17. (71) — Блестяще, по–моему, и с полной очевидностью, Антоний, — сказал тут Катул, — ты показал, чему должен учиться будущий оратор и что именно может он подбирать из того, чему научился, для того, чему он даже и не учился. Ты ведь назначил человеку в науку всего лишь два рода дел, а о несметном множестве прочих оставил его судить по навыку и сходству. Но смотри, как бы в этих двух родах не оказались у тебя только шкура и гидра, а Геркулес и другие, более важные работы не остались среди того, чем ты пренебрегаешь. Потому что, по–моему, рассуждать о всякого рода отвлеченных предметах не менее трудно, чем о частных делах, и уж во всяком случае говорить о природе богов куда труднее, чем разбираться в людских тяжбах.

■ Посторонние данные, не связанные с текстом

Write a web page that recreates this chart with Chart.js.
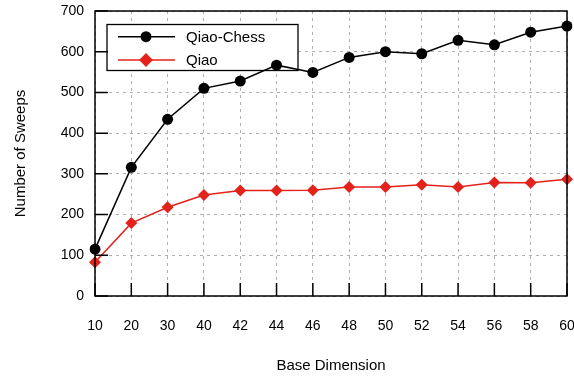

(72) — Нет, это не так, — отвечал Антоний. — Говорю это тебе, Катул, не как ученый, но как человек опытный, что гораздо важнее. Во всех остальных случаях ораторское слово есть не более, чем детская игра для человека неглупого, развитого упражнением и нечуждого литературных знаний и изящного воспитания. И только в судебных прениях это поистине великая и едва ли не величайшая из всех человеческих работ. Там единственная мера ораторского достоинства в глазах несведущих — конечная победа; там перед тобою вооруженный противник, которого нужно и разить, и отражать; там зачастую тот, кому предстоит решать дело, неблагосклонен и гневен или даже друг твоему противнику и враг тебе; и вот тогда–то ты должен со своим словом убедить его или разубедить, успокоить или взволновать и вообще всеми способами настроить сообразно с обстоятельствами дела, обращая в нем иной раз даже дружбу в ненависть и ненависть в дружбу; ты должен, как бы при помощи какой–нибудь механики[237], то напрячь его душу до строгости, то расслабить до снисхождения, то пробудить в нем грусть, то радость; (73) должен пускать в дело всю тяжесть мыслей, всю вескость слов. К этому должно присоединиться исполнение, разнообразием не допускающее утомления, неудержимо увлекающее, полное огня, полное уверенности, полное естественности. И если кто в этих занятиях дойдет до такого мастерства, что сумеет изваять Минерву[238] Фидия, тот, разумеется, не будет ломать голову над тем, как сработать мелочи на ее щите.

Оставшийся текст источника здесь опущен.